▽
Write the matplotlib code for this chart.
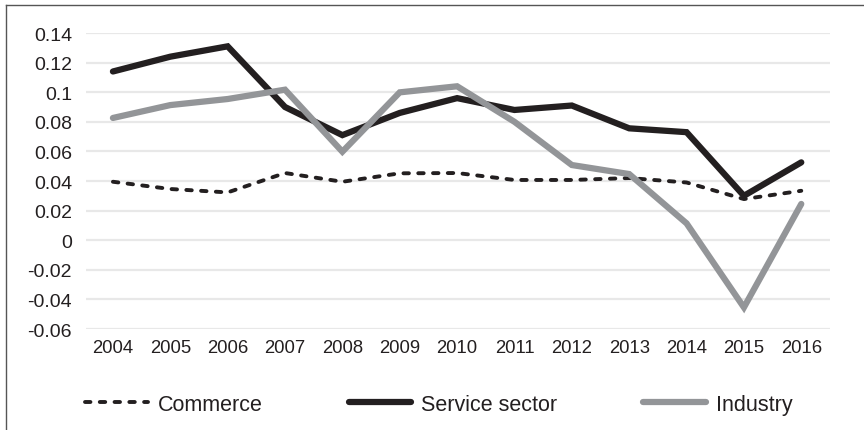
import numpy as np
import matplotlib
matplotlib.use("Agg")
import matplotlib.pyplot as plt
from matplotlib.lines import Line2D

plt.rcParams['font.family'] = ['Liberation Sans', 'DejaVu Sans']

years = ['2004', '2005', '2006', '2007', '2008', '2009', '2010',
         '2011', '2012', '2013', '2014', '2015', '2016']
commerce = [0.0395, 0.0346, 0.0323, 0.0454, 0.0395, 0.0452, 0.0454,
            0.0407, 0.0407, 0.0420, 0.0390, 0.0278, 0.0334]
service = [0.114, 0.124, 0.131, 0.090, 0.071, 0.086, 0.096,
           0.088, 0.091, 0.0756, 0.073, 0.030, 0.0526]
industry = [0.0826, 0.0913, 0.0954, 0.1017, 0.0598, 0.0999, 0.104,
            0.080, 0.0508, 0.0447, 0.0114, -0.0454, 0.0245]
yticks = [-0.06, -0.04, -0.02, 0, 0.02, 0.04, 0.06, 0.08, 0.1, 0.12, 0.14]

dark = '#231f20'
grey = '#939598'

fig = plt.figure(figsize=(8.64, 4.31), dpi=100)
ax = fig.add_axes([0.0995, 0.2343, 0.8611, 0.6868])

x = np.arange(len(years))
ax.plot(x, commerce, color=dark, lw=2.8, ls=(0, (1.4, 2.4)),
        dash_capstyle='round', label='Commerce', zorder=3)
ax.plot(x, service, color=dark, lw=4.5, solid_capstyle='round',
        solid_joinstyle='miter', label='Service sector', zorder=4)
ax.plot(x, industry, color=grey, lw=4.5, solid_capstyle='round',
        solid_joinstyle='miter', label='Industry', zorder=5)

ax.set_xlim(-0.47, 12.5)
ax.set_ylim(-0.06, 0.14)
ax.set_yticks(yticks)
ax.set_yticklabels([f"{np.round(v, 2):g}" for v in yticks])
ax.set_xticks(x)
ax.set_xticklabels(years)
ax.tick_params(axis='both', length=0, colors=dark)
ax.tick_params(axis='y', pad=10, labelsize=14)
ax.tick_params(axis='x', pad=7, labelsize=13.3)
ax.grid(axis='y', color='#e8e8e8', lw=1.6)
ax.set_axisbelow(True)
for s in ax.spines.values():
    s.set_visible(False)

leg = fig.legend(loc='center', bbox_to_anchor=(0.508, 0.06), ncol=3, frameon=False,
                 fontsize=15.5, handlelength=2.9, columnspacing=4.0, handletextpad=0.47)
for t in leg.get_texts():
    t.set_color(dark)

# outer frame (left and top edges visible)
fig.add_artist(Line2D([5.5 / 864, 5.5 / 864], [0, 1 - 6 / 431], color='#555555', lw=1.0))
fig.add_artist(Line2D([5.5 / 864, 1], [1 - 6 / 431, 1 - 6 / 431], color='#555555', lw=1.0))

fig.savefig('out.png', dpi=100)
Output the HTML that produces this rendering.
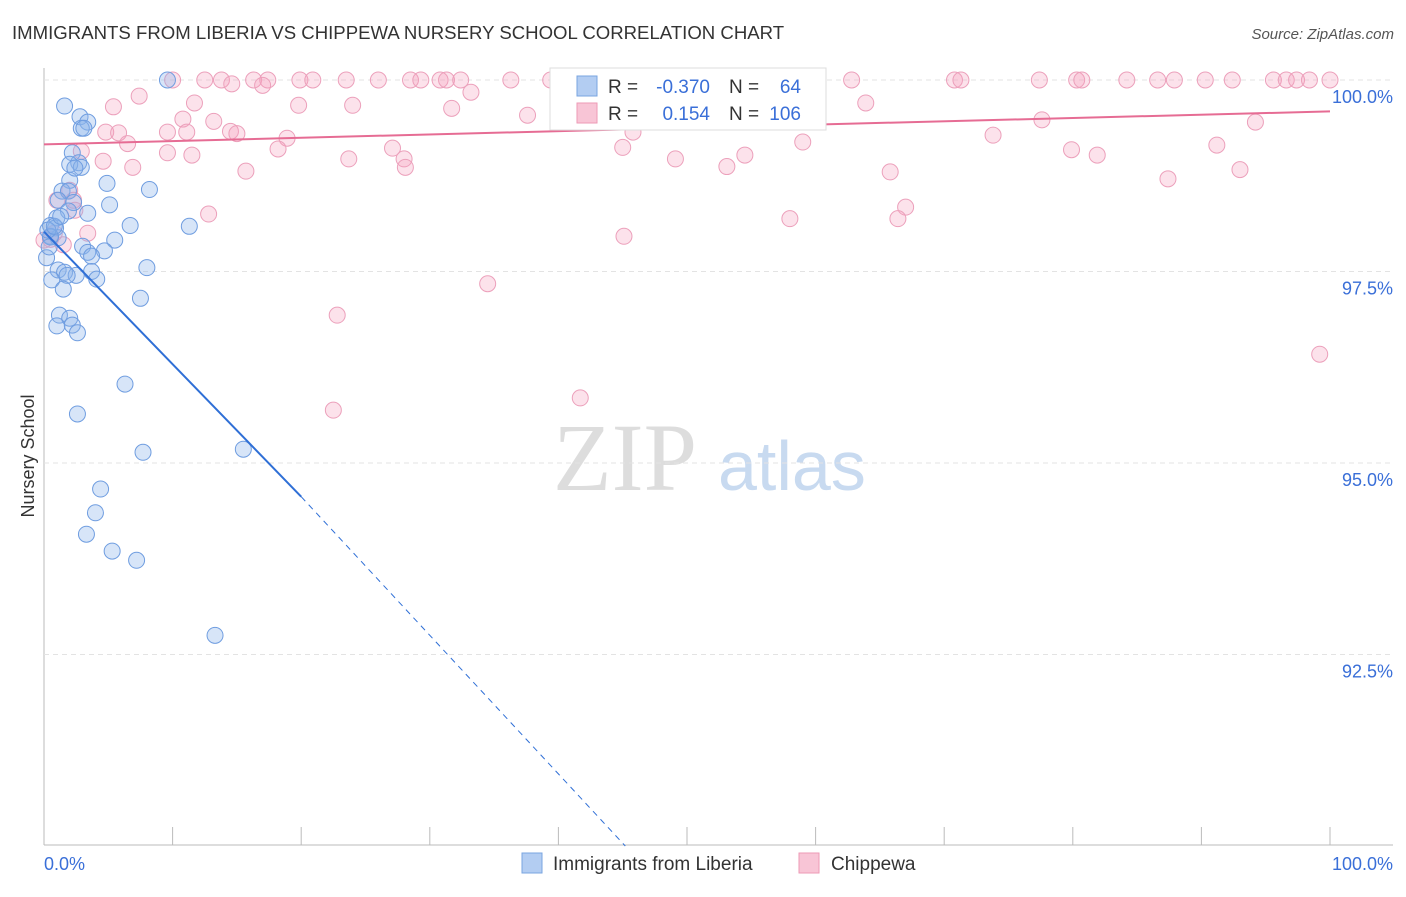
△
• [What you have to do]: Copy all the lines of data exactly as they appear, dropping any images.

• [Reply to the task]:
Write the matplotlib code for this chart.
import numpy as np
import matplotlib
matplotlib.use("Agg")
import matplotlib.pyplot as plt
from matplotlib.lines import Line2D

plt.rcParams['font.family'] = ['Liberation Sans', 'DejaVu Sans']

years = ['2004', '2005', '2006', '2007', '2008', '2009', '2010',
         '2011', '2012', '2013', '2014', '2015', '2016']
commerce = [0.0395, 0.0346, 0.0323, 0.0454, 0.0395, 0.0452, 0.0454,
            0.0407, 0.0407, 0.0420, 0.0390, 0.0278, 0.0334]
service = [0.114, 0.124, 0.131, 0.090, 0.071, 0.086, 0.096,
           0.088, 0.091, 0.0756, 0.073, 0.030, 0.0526]
industry = [0.0826, 0.0913, 0.0954, 0.1017, 0.0598, 0.0999, 0.104,
            0.080, 0.0508, 0.0447, 0.0114, -0.0454, 0.0245]
yticks = [-0.06, -0.04, -0.02, 0, 0.02, 0.04, 0.06, 0.08, 0.1, 0.12, 0.14]

dark = '#231f20'
grey = '#939598'

fig = plt.figure(figsize=(8.64, 4.31), dpi=100)
ax = fig.add_axes([0.0995, 0.2343, 0.8611, 0.6868])

x = np.arange(len(years))
ax.plot(x, commerce, color=dark, lw=2.8, ls=(0, (1.4, 2.4)),
        dash_capstyle='round', label='Commerce', zorder=3)
ax.plot(x, service, color=dark, lw=4.5, solid_capstyle='round',
        solid_joinstyle='miter', label='Service sector', zorder=4)
ax.plot(x, industry, color=grey, lw=4.5, solid_capstyle='round',
        solid_joinstyle='miter', label='Industry', zorder=5)

ax.set_xlim(-0.47, 12.5)
ax.set_ylim(-0.06, 0.14)
ax.set_yticks(yticks)
ax.set_yticklabels([f"{np.round(v, 2):g}" for v in yticks])
ax.set_xticks(x)
ax.set_xticklabels(years)
ax.tick_params(axis='both', length=0, colors=dark)
ax.tick_params(axis='y', pad=10, labelsize=14)
ax.tick_params(axis='x', pad=7, labelsize=13.3)
ax.grid(axis='y', color='#e8e8e8', lw=1.6)
ax.set_axisbelow(True)
for s in ax.spines.values():
    s.set_visible(False)

leg = fig.legend(loc='center', bbox_to_anchor=(0.508, 0.06), ncol=3, frameon=False,
                 fontsize=15.5, handlelength=2.9, columnspacing=4.0, handletextpad=0.47)
for t in leg.get_texts():
    t.set_color(dark)

# outer frame (left and top edges visible)
fig.add_artist(Line2D([5.5 / 864, 5.5 / 864], [0, 1 - 6 / 431], color='#555555', lw=1.0))
fig.add_artist(Line2D([5.5 / 864, 1], [1 - 6 / 431, 1 - 6 / 431], color='#555555', lw=1.0))

fig.savefig('out.png', dpi=100)
Output the HTML that produces this rendering.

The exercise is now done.